> [WRITTEN EXERCISE]: Print the listing from its top line through the line containing "70, 100, 150, 200, 250];", nothing more, and leave out the pictures.

> [DATA SHOWN]:

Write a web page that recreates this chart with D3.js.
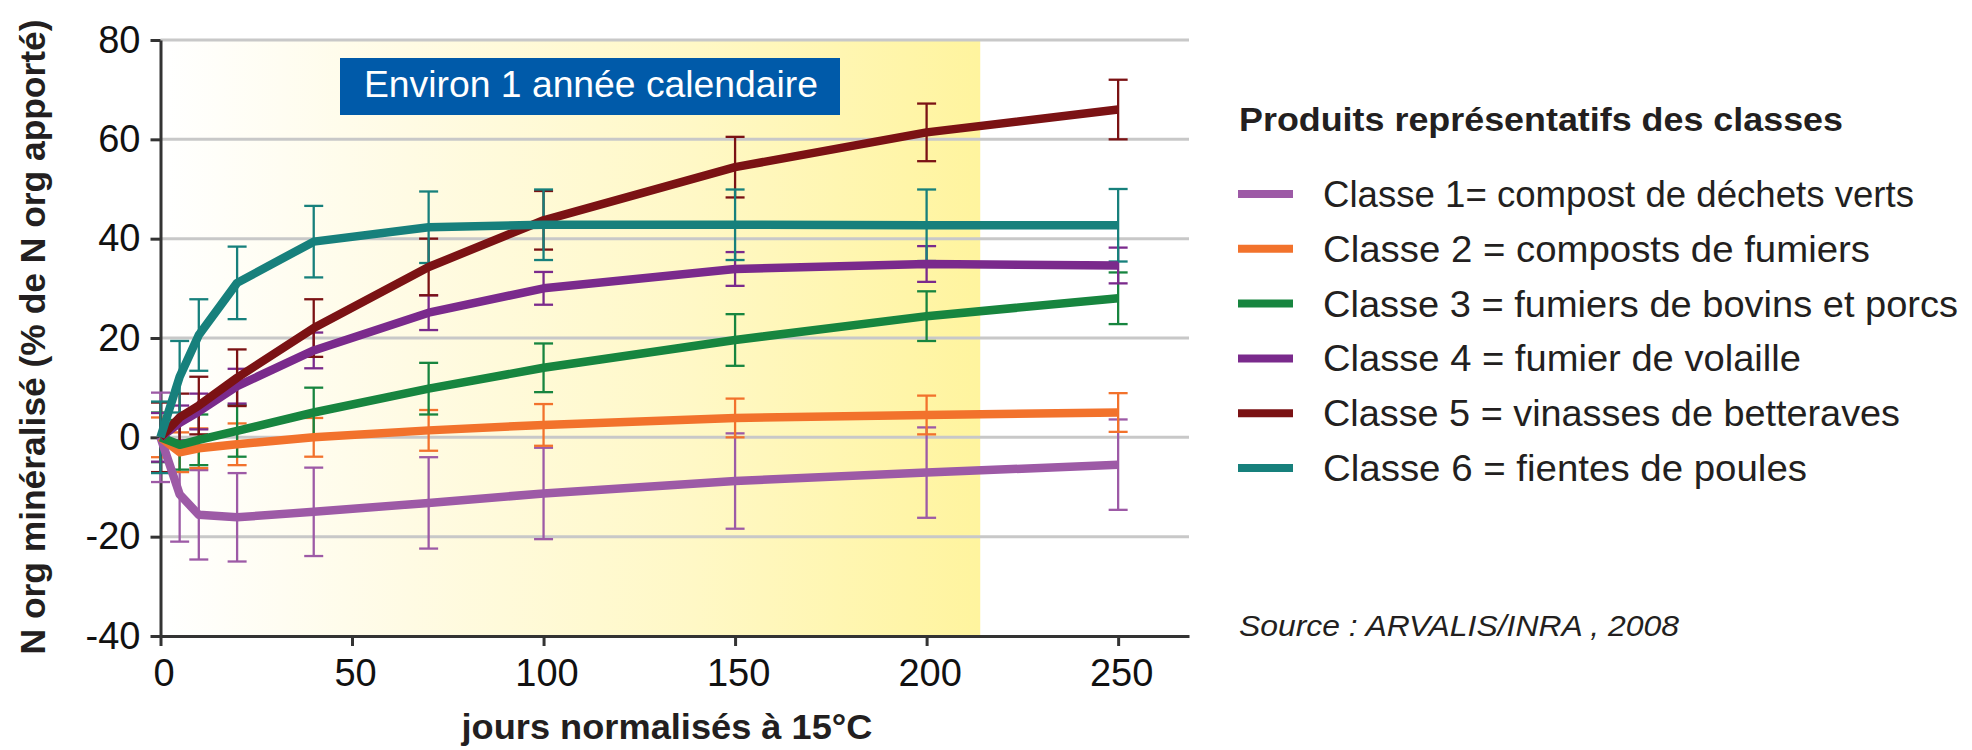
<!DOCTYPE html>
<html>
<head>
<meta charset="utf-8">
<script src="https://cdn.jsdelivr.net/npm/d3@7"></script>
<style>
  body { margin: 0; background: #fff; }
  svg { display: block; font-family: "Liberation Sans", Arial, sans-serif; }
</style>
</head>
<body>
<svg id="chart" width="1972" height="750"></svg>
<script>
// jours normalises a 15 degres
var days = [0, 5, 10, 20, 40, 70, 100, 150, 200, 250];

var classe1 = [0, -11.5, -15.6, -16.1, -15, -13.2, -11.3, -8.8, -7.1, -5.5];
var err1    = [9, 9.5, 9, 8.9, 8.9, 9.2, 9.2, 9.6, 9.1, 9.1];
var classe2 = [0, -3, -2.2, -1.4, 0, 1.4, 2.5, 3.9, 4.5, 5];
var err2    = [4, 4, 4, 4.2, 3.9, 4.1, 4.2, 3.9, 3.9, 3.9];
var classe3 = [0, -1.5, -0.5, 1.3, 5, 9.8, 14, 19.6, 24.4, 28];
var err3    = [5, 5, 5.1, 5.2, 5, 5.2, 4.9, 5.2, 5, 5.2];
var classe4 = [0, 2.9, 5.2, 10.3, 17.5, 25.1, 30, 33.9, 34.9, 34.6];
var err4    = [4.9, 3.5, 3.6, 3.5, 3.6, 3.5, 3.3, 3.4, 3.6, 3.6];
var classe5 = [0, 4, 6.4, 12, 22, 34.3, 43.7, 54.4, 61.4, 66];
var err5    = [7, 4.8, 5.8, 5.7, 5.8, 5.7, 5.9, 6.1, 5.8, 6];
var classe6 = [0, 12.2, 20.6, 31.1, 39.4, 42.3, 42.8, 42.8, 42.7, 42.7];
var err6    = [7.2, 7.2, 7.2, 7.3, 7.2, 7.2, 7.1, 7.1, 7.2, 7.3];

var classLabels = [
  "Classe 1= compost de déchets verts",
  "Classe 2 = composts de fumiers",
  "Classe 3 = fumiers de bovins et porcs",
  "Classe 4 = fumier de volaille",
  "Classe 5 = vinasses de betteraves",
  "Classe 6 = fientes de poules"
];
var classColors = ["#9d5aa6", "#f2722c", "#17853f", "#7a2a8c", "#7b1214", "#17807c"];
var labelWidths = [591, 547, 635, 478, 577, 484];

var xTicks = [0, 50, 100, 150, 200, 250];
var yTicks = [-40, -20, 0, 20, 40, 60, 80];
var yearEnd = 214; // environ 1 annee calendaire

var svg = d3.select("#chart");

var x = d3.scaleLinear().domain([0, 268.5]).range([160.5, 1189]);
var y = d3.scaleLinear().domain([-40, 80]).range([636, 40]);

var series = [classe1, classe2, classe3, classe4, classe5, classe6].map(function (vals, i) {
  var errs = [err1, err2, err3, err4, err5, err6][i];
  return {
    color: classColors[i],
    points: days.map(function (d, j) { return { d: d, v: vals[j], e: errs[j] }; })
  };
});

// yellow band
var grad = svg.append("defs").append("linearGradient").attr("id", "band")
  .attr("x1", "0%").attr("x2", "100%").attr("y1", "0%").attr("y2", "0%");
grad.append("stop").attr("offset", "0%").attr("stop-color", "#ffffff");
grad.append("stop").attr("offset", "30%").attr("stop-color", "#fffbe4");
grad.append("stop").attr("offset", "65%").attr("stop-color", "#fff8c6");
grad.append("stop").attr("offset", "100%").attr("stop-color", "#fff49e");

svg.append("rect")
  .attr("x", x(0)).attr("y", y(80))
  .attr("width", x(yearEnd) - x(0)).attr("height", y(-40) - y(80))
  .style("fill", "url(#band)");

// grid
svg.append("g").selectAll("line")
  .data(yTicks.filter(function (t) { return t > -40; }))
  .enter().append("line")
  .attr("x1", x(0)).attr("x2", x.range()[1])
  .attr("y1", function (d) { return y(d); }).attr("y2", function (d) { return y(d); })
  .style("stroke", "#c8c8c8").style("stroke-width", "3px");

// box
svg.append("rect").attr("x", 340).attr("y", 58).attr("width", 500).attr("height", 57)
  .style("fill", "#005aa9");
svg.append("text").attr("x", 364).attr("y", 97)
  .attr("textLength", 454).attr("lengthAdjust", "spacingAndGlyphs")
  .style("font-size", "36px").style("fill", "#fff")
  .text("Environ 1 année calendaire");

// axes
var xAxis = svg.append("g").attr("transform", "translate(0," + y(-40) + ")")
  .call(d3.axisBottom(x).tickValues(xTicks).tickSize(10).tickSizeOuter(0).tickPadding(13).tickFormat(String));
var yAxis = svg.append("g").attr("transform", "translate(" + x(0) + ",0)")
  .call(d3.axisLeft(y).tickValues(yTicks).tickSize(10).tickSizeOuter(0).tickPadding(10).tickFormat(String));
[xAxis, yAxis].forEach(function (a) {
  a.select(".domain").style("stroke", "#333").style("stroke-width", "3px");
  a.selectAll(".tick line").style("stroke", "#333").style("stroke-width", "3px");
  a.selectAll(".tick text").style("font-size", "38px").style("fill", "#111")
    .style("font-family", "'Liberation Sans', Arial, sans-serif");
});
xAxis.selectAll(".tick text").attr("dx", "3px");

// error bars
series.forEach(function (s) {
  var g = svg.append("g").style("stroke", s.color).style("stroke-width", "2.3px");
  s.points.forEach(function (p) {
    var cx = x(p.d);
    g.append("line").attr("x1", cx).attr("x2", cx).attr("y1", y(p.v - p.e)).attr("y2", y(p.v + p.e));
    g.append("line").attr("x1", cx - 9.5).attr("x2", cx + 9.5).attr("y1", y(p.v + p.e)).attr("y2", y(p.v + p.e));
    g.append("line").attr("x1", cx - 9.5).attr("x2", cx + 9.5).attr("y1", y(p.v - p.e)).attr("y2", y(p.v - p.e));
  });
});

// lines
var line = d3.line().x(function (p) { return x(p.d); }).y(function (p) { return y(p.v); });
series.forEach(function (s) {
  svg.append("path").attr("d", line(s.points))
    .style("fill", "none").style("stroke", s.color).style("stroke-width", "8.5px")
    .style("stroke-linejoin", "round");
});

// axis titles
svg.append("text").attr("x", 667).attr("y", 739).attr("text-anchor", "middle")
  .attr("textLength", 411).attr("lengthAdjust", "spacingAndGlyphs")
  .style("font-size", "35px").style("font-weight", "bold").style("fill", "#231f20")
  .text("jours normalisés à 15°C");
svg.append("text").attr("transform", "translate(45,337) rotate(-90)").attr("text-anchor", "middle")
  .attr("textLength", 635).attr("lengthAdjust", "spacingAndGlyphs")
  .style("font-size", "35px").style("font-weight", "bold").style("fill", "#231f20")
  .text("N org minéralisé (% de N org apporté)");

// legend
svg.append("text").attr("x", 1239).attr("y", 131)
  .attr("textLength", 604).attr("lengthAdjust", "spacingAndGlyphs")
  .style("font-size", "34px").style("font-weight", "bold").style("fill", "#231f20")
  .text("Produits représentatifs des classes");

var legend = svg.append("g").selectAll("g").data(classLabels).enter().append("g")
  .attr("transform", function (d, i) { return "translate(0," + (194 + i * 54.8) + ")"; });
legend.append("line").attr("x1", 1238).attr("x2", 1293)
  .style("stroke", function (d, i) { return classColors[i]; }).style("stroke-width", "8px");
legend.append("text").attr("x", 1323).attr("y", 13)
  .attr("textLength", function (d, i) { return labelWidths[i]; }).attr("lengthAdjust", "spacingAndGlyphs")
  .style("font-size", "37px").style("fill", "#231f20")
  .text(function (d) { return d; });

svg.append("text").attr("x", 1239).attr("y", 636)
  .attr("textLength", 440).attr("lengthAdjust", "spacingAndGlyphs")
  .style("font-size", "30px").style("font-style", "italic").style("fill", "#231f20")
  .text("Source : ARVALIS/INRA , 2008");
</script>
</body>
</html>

> [WRITTEN ANSWER]:
Write a web page that recreates this chart with D3.js.
<!DOCTYPE html>
<html>
<head>
<meta charset="utf-8">
<script src="https://cdn.jsdelivr.net/npm/d3@7"></script>
<style>
  body { margin: 0; background: #fff; }
  svg { display: block; font-family: "Liberation Sans", Arial, sans-serif; }
</style>
</head>
<body>
<svg id="chart" width="1972" height="750"></svg>
<script>
// jours normalises a 15 degres
var days = [0, 5, 10, 20, 40, 70, 100, 150, 200, 250];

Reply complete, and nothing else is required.